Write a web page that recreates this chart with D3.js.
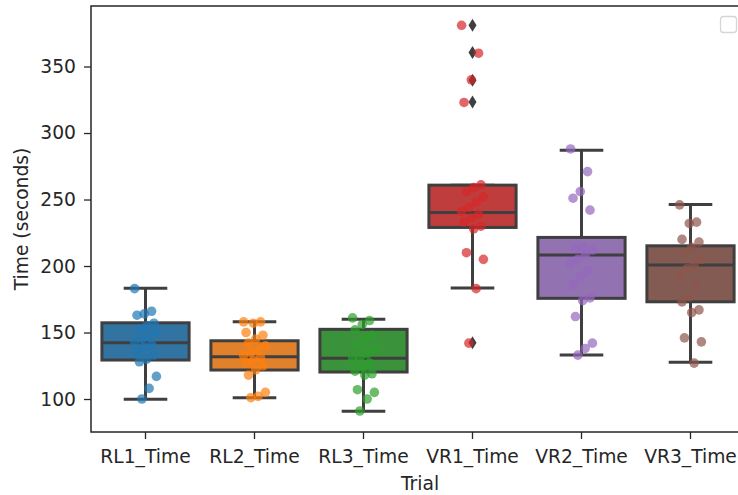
<!DOCTYPE html>
<html>
<head>
<meta charset="utf-8">
<script src="https://cdn.jsdelivr.net/npm/d3@7"></script>
<style>
  body { margin: 0; background: #fff; }
  text { font-family: "DejaVu Sans", sans-serif; fill: #262626; }
</style>
</head>
<body>
<div id="chart"></div>
<script>
// categories and values
const trials = ["RL1_Time", "RL2_Time", "RL3_Time", "VR1_Time", "VR2_Time", "VR3_Time"];

// box statistics (q1, median, q3, whisker low, whisker high)
const q1 = [129.3, 121.8, 120.3, 229.0, 175.7, 173.1];
const medians = [142.3, 131.8, 130.6, 240.3, 208.2, 200.7];
const q3 = [157.3, 143.8, 152.4, 260.8, 221.5, 215.2];
const whiskerLow = [99.8, 101.0, 90.8, 183.4, 133.1, 127.6];
const whiskerHigh = [183.2, 158.1, 159.9, 260.8, 287.1, 246.3];
const outliers = [[], [], [], [381, 360.5, 339.7, 323.4, 142.3], [], []];

// individual times (strip points)
const rl1 = [183, 166, 164, 163, 157, 155, 152, 150, 147, 145, 143, 141, 139, 136, 133, 130, 128, 117, 108, 100];
const rl2 = [158, 158, 157, 150, 148, 145, 142, 140, 137, 135, 133, 131, 129, 127, 125, 122, 118, 105, 102, 101];
const rl3 = [161, 159, 156, 152, 148, 145, 140, 137, 134, 131, 130, 127, 124, 121, 119, 118, 107, 105, 100, 91];
const vr1 = [381, 360, 340, 323, 261, 259, 256, 252, 248, 244, 241, 239, 236, 233, 230, 228, 210, 205, 183, 142];
const vr2 = [288, 271, 256, 251, 242, 214, 213, 212, 208, 205, 202, 196, 192, 186, 176, 174, 162, 142, 138, 133];
const vr3 = [246, 233, 232, 220, 218, 214, 210, 205, 201, 198, 192, 185, 177, 173, 167, 165, 146, 143, 127];
const points = [rl1, rl2, rl3, vr1, vr2, vr3];

const yTicks = [100, 150, 200, 250, 300, 350];

// colours
const boxColors = ["#3274a1", "#e1812c", "#3a923a", "#c03d3e", "#9372b2", "#845b53"];
const dotColors = ["#1f77b4", "#ff7f0e", "#2ca02c", "#d62728", "#9467bd", "#8c564b"];
const lineColor = "#3f3f3f";

const width = 738;
const height = 495;
const mLeft = 91, mRight = 745, mTop = 6, mBottom = 432;
const fontSize = 18.7;

const svg = d3.select("#chart")
    .append("svg")
    .attr("width", width)
    .attr("height", height);

const x = d3.scaleBand().domain(trials).range([mLeft, mRight]).padding(0);
const y = d3.scaleLinear().domain([75.2, 395.5]).range([mBottom, mTop]);
const bw = x.bandwidth() * 0.8;

// boxes
const g = svg.append("g");
trials.forEach((t, i) => {
    const cx = x(t) + x.bandwidth() / 2;
    const box = g.append("g");
    // whiskers
    box.append("line")
        .attr("x1", cx).attr("x2", cx)
        .attr("y1", y(q3[i])).attr("y2", y(whiskerHigh[i]))
        .attr("stroke", lineColor).attr("stroke-width", 3);
    box.append("line")
        .attr("x1", cx).attr("x2", cx)
        .attr("y1", y(q1[i])).attr("y2", y(whiskerLow[i]))
        .attr("stroke", lineColor).attr("stroke-width", 3);
    // caps
    [whiskerHigh[i], whiskerLow[i]].forEach(v => {
        box.append("line")
            .attr("x1", cx - bw / 4).attr("x2", cx + bw / 4)
            .attr("y1", y(v)).attr("y2", y(v))
            .attr("stroke", lineColor).attr("stroke-width", 3);
    });
    box.append("rect")
        .attr("x", cx - bw / 2)
        .attr("y", y(q3[i]))
        .attr("width", bw)
        .attr("height", y(q1[i]) - y(q3[i]))
        .attr("fill", boxColors[i])
        .attr("stroke", lineColor)
        .attr("stroke-width", 3);
    box.append("line")
        .attr("x1", cx - bw / 2).attr("x2", cx + bw / 2)
        .attr("y1", y(medians[i])).attr("y2", y(medians[i]))
        .attr("stroke", lineColor).attr("stroke-width", 3);
    // outlier diamonds
    outliers[i].forEach(v => {
        const py = y(v);
        box.append("path")
            .attr("d", `M${cx},${py - 6.5}L${cx + 4},${py}L${cx},${py + 6.5}L${cx - 4},${py}Z`)
            .attr("fill", lineColor);
    });
});

// strip points (fixed jitter pattern, within +-0.1 of a category)
const jit = j => ((((j * 7) % 10) / 9) - 0.5) * 0.2;
const dots = svg.append("g");
points.forEach((vals, i) => {
    const cx = x(trials[i]) + x.bandwidth() / 2;
    dots.selectAll(null)
        .data(vals)
        .enter()
        .append("circle")
        .attr("cx", (d, j) => cx + jit(j) * x.bandwidth())
        .attr("cy", d => y(d))
        .attr("r", 4.8)
        .attr("fill", dotColors[i])
        .attr("fill-opacity", 0.7);
});

// axes
const xAxis = svg.append("g")
    .attr("transform", `translate(0,${mBottom})`)
    .call(d3.axisBottom(x).tickSizeOuter(0).tickSize(7).tickPadding(4));
const yAxis = svg.append("g")
    .attr("transform", `translate(${mLeft},0)`)
    .call(d3.axisLeft(y).tickValues(yTicks).tickSizeOuter(0).tickSize(7).tickPadding(8));

[xAxis, yAxis].forEach(a => {
    a.select(".domain").remove();
    a.selectAll(".tick line").attr("stroke", "#262626").attr("stroke-width", 1.3);
    a.selectAll(".tick text")
        .attr("font-family", "DejaVu Sans, sans-serif")
        .attr("font-size", fontSize)
        .attr("fill", "#262626");
});
xAxis.selectAll(".tick text").attr("dy", null).attr("y", 31);

// spines
svg.append("rect")
    .attr("x", mLeft).attr("y", mTop)
    .attr("width", mRight - mLeft).attr("height", mBottom - mTop)
    .attr("fill", "none")
    .attr("stroke", "#262626")
    .attr("stroke-width", 1.5);

// axis titles
svg.append("text")
    .attr("x", (mLeft + mRight) / 2 + 2)
    .attr("y", 490)
    .attr("text-anchor", "middle")
    .attr("font-size", fontSize)
    .text("Trial");
svg.append("text")
    .attr("transform", `translate(28,${(mTop + mBottom) / 2}) rotate(-90)`)
    .attr("text-anchor", "middle")
    .attr("font-size", fontSize)
    .text("Time (seconds)");

// empty legend box
svg.append("rect")
    .attr("x", 720.5).attr("y", 16.5)
    .attr("width", 16).attr("height", 16)
    .attr("rx", 3)
    .attr("fill", "#fff")
    .attr("stroke", "#d6d6d6")
    .attr("stroke-width", 1.3);
</script>
</body>
</html>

------------

Directive:
Which lines of the data include "chart"? Copy each of them.

Final answer:
Write a web page that recreates this chart with D3.js.
<div id="chart"></div>
const svg = d3.select("#chart")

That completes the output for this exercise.